We were pleasantly surprised to see that enough fans voted this year that the winning books of 2017 were not simply the result of organized campaigns by Puppies, nor it seems, us. We now think that increased participation gave results that more or less reflected the choices of a large group of fans rather than any small segment, which is moving towards the STATED goal of the Dragon Awards in their section “The Process” on their website:
“Have you ever wanted to tell fellow fans when you’ve read a great new book or comic, play an awesome new game, or see an exhilarating movie? The Dragon Awards are your chance to share your opinions with, and see the recommendations of, tens of thousands of other fans everywhere!”

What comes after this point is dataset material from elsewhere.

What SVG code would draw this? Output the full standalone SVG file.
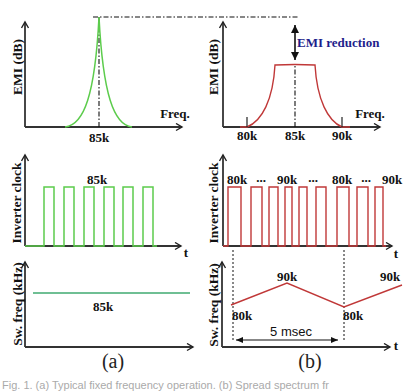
<svg xmlns="http://www.w3.org/2000/svg" width="420" height="392" viewBox="0 0 420 392">
<defs>
<marker id="ax" markerUnits="userSpaceOnUse" markerWidth="10" markerHeight="10" refX="7" refY="4" orient="auto">
<path d="M1,0.5 L7,4 L1,7.5" fill="none" stroke="#222" stroke-width="1.4"/>
</marker>
<marker id="fa" markerUnits="userSpaceOnUse" markerWidth="10" markerHeight="10" refX="8" refY="4" orient="auto-start-reverse">
<path d="M0,0 L8,4 L0,8 Z" fill="#111"/>
</marker>
<marker id="sa" markerUnits="userSpaceOnUse" markerWidth="10" markerHeight="8" refX="7" refY="3" orient="auto-start-reverse">
<path d="M0,0 L7,3 L0,6 Z" fill="#111"/>
</marker>
</defs>
<style>
.axis{fill:none;stroke:#333;stroke-width:1.8;marker-end:url(#ax)}
.lbl{font-family:"Liberation Serif",serif;font-weight:bold;font-size:13px;fill:#111;text-anchor:middle}
.ylbl{font-family:"Liberation Serif",serif;font-weight:bold;font-size:13.5px;fill:#111;text-anchor:middle}
.dd{fill:none;stroke:#111;stroke-width:1.1;stroke-dasharray:5 2 1.5 2}
.dot{fill:none;stroke:#111;stroke-width:1;stroke-dasharray:2 2}
.g{fill:none;stroke:#5ccc4c;stroke-width:1.5}
.r{fill:none;stroke:#c03838;stroke-width:1.4}
.cap{font-family:"Liberation Serif",serif;font-size:20px;fill:#222;text-anchor:middle}
</style>
<rect width="420" height="392" fill="#fff"/>

<g id="panel-a-emi">
<path class="axis" d="M25,127 V22"/>
<path class="axis" d="M25,127 H182"/>
<path class="dd" d="M99,127 V17"/>
<path class="g" d="M65,127 C84,125 95,95 99,17 C103,95 114,125 132,127"/>
<text class="ylbl" transform="translate(22,67) rotate(-90)">EMI (dB)</text>
<text class="lbl" x="175" y="118">Freq.</text>
<text class="lbl" x="99" y="142">85k</text>
</g>

<g id="panel-b-emi">
<path class="axis" d="M223,127 V22"/>
<path class="axis" d="M223,127 H380"/>
<path class="dd" d="M295,127 V66"/>
<path class="r" d="M240,127 H247 C262,121 273,100 275,65 Q295,64 315,65 C317,100 328,121 342,127 H350"/>
<path d="M247,117 V127 M342,117 V127" stroke="#222" stroke-width="1.2"/>
<text class="ylbl" transform="translate(218,67) rotate(-90)">EMI (dB)</text>
<text class="lbl" x="370" y="118">Freq.</text>
<text class="lbl" x="247" y="140">80k</text>
<text class="lbl" x="295" y="140">85k</text>
<text class="lbl" x="342" y="140">90k</text>
<text class="lbl" x="297" y="47" style="text-anchor:start;fill:#1e1e8c">EMI reduction</text>
</g>

<g id="connectors">
<path class="dd" d="M93,17 H298"/>
<path d="M295,25 V60" stroke="#111" stroke-width="1.6" fill="none" marker-start="url(#fa)" marker-end="url(#fa)"/>
<path class="dot" d="M233,250 V340"/>
<path class="dot" d="M344,250 V340"/>
<path d="M236,340 H338" stroke="#111" stroke-width="1.2" fill="none" marker-start="url(#sa)" marker-end="url(#sa)"/>
</g>

<g id="panel-a-clock">
<path class="axis" d="M25,246 V155"/>
<path class="axis" d="M25,246 H181"/>
<path class="g" d="M25,246 H44 V187 H54 V246 H64 V187 H74 V246 H84 V187 H94 V246 H104 V187 H114 V246 H123 V187 H133 V246 H143 V187 H153 V246 H157"/>
<text class="ylbl" transform="translate(21,203) rotate(-90)">Inverter clock</text>
<text class="lbl" x="97" y="184">85k</text>
<text class="lbl" x="186" y="257">t</text>
</g>

<g id="panel-b-clock">
<path class="axis" d="M223,246 V155"/>
<path class="axis" d="M223,246 H392"/>
<path class="r" d="M223,246 H228 V187 H241 V246 H251 V187 H262 V246 H269 V187 H278 V246 H285 V187 H292 V246 H299 V187 H307 V246 H316 V187 H326 V246 H337 V187 H349 V246 H357 V187 H368 V246 H375 V187 H383 V246 H386"/>
<text class="ylbl" transform="translate(218,203) rotate(-90)">Inverter clock</text>
<text class="lbl" x="237" y="184">80k</text>
<text class="lbl" x="261" y="182">...</text>
<text class="lbl" x="287" y="184">90k</text>
<text class="lbl" x="313" y="182">...</text>
<text class="lbl" x="342" y="184">80k</text>
<text class="lbl" x="366" y="182">...</text>
<text class="lbl" x="392" y="184">90k</text>
<text class="lbl" x="396" y="258">t</text>
</g>

<g id="panel-a-freq">
<path class="axis" d="M25,347 V262"/>
<path class="axis" d="M25,347 H193"/>
<path d="M33,293 H190" stroke="#6fbf94" stroke-width="2" fill="none"/>
<text class="ylbl" transform="translate(22,304) rotate(-90)">Sw. freq (kHz)</text>
<text class="lbl" x="103" y="311">85k</text>
<text class="cap" x="113" y="368">(a)</text>
</g>

<g id="panel-b-freq">
<path class="axis" d="M222,347 V262"/>
<path class="axis" d="M222,347 H390"/>
<path class="r" d="M231,305 L287,283 L344,307 L402,285"/>
<text class="ylbl" transform="translate(218,305) rotate(-90)">Sw. freq (kHz)</text>
<text class="lbl" x="287" y="281">90k</text>
<text class="lbl" x="390" y="281">90k</text>
<text class="lbl" x="232" y="320" style="text-anchor:start">80k</text>
<text class="lbl" x="343" y="320" style="text-anchor:start">80k</text>
<text x="291" y="336" style="font-family:'Liberation Sans',sans-serif;font-size:13px;fill:#111;text-anchor:middle">5 msec</text>
<text class="lbl" x="396" y="350">t</text>
<text class="cap" x="310" y="368">(b)</text>
</g>

<text x="2" y="389" style="font-family:'Liberation Sans',sans-serif;font-size:11px;fill:#aaa">Fig. 1.   (a) Typical fixed frequency operation. (b) Spread spectrum fr</text>
</svg>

If the Dragon Awards end up with winners actually based on the voting of “tens of thousands” of fans, then like this year, we’d be content with most winners. If the nomination voting also had those kind of numbers of fans participating, then we expect we’d see results more like the end of year awards on Goodreads. Since our main activity was privately encouraging people to vote in a number of venues, we’d like to think that we were part of that.